Mais le texte ne constitue pas son guide exclusif. Ainsi, dans Incarnatus est (Qui s’est incarné), il se conforme aux gestes du célébrant. Précisément, pendant le chant de ce verset, le prêtre fléchit le genou pour adorer le Verbe incarné. Aussi le tempo est-il contenu et la tonalité homophone empreinte d’une profonde vénération. Le Crucifixus (Qui a été crucifié) qui lui succède transforme l’adoration en une lamentation à huit voix avant l’effervescence polychorale à seize voix qui s’empare du Et resurrexit (Est ressuscité) et des versets suivants.

Excellent connaisseur des techniques d’écriture musicale, Benevoli puise prudemment quelques tournures dramatiques dans la panoplie du madrigalisme. Ainsi, descendit (est descendu des cieux) glisse sur une ligne mélodique descendante. De même, des vocalises font vibrer cum gloria (dans sa gloire) tandis que d’incessantes répétitions se répandent de voix en voix pour figurer le règne sans fin du Christ (cujus regni non erit finis). Et que dire de la constance avec laquelle il surligne et apostolicam Ecclesiam (l’église apostolique), l’année même où le pape Alexandre VII définissait l’hérésie dans sa bulle Gratia Divina  afin de pouvoir mieux la combattre? Comme dans le monde protestant, la musique sacrée véhicule les dogmes et Benevoli se révèle ici un ardent militant de la cause catholique.

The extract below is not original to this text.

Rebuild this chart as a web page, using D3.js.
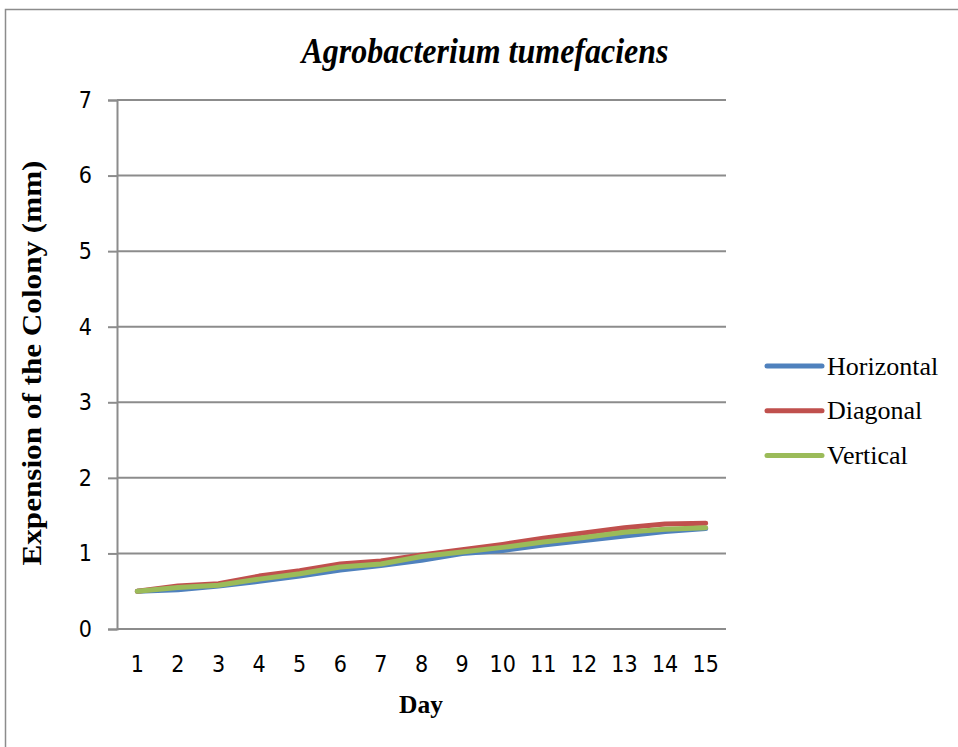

Deux courtes pièces couronnent la partition. Un fugato emporte un Sanctus ardent auquel les trombones donnent un air de majesté. L’Agnus Dei est construit exactement selon le même patron et exalte quasiment la même ligne mélodique. Peut-être est-il simplement habité par davantage de dévotion.

Au terme de cette messe reconstituée, l’antienne Domus mea bercée par le plain-chant et le Ricercar de Froberger résument, en quelque sorte, le contexte de la composition de la Missa de Benevoli. La première est généralement chantée lors de la dédicace d’une église (en l’occurrence, la basilique Saint Pierre du Vatican) et le second commente la détresse d’une ville en proie à la maladie mais s’achève sur une note d’espoir, celle d’être assuré de la miséricorde divine. Elle se conclut donc sur un radieux Ite missa est.

La messe est dite. Mais, dans notre petite musique intérieure, continuent de résonner ces sonorités aux couleurs changeantes. Celles du plain-chant dont les unissons dépouillés et pourtant merveilleusement mélodieux offrent un espace à la spiritualité religieuse ou humaniste. Celles des chœurs vertigineux dans lesquels le fourmillement des voix pétrit finalement une harmonie opulente digne de l’une des capitales de la polyphonie sacrée.

Mais, lorsque ces harmonies s’éteignent, apparaît la seconde vertu de ce CD, celui d’un précieux témoignage historique. Nullement sur le tableau sombre de la pandémie car celui-ci est largement occulté par l’éclat de l’action de grâce. Hormis le titre affecté à la Missa et la peinture Piazza Mercatello durante la peste del 1656 de Domenico Gargiulo (1609 ?-1675) reproduite sur la jaquette, le trouble qu’a pu susciter l’épidémie n’apparaît qu’en filigrane. En revanche, tout mélomane curieux des pratiques liturgiques dans la basilique romaine au milieu du XVIIème siècle, y trouvera un intéressant et vibrant écho sonore.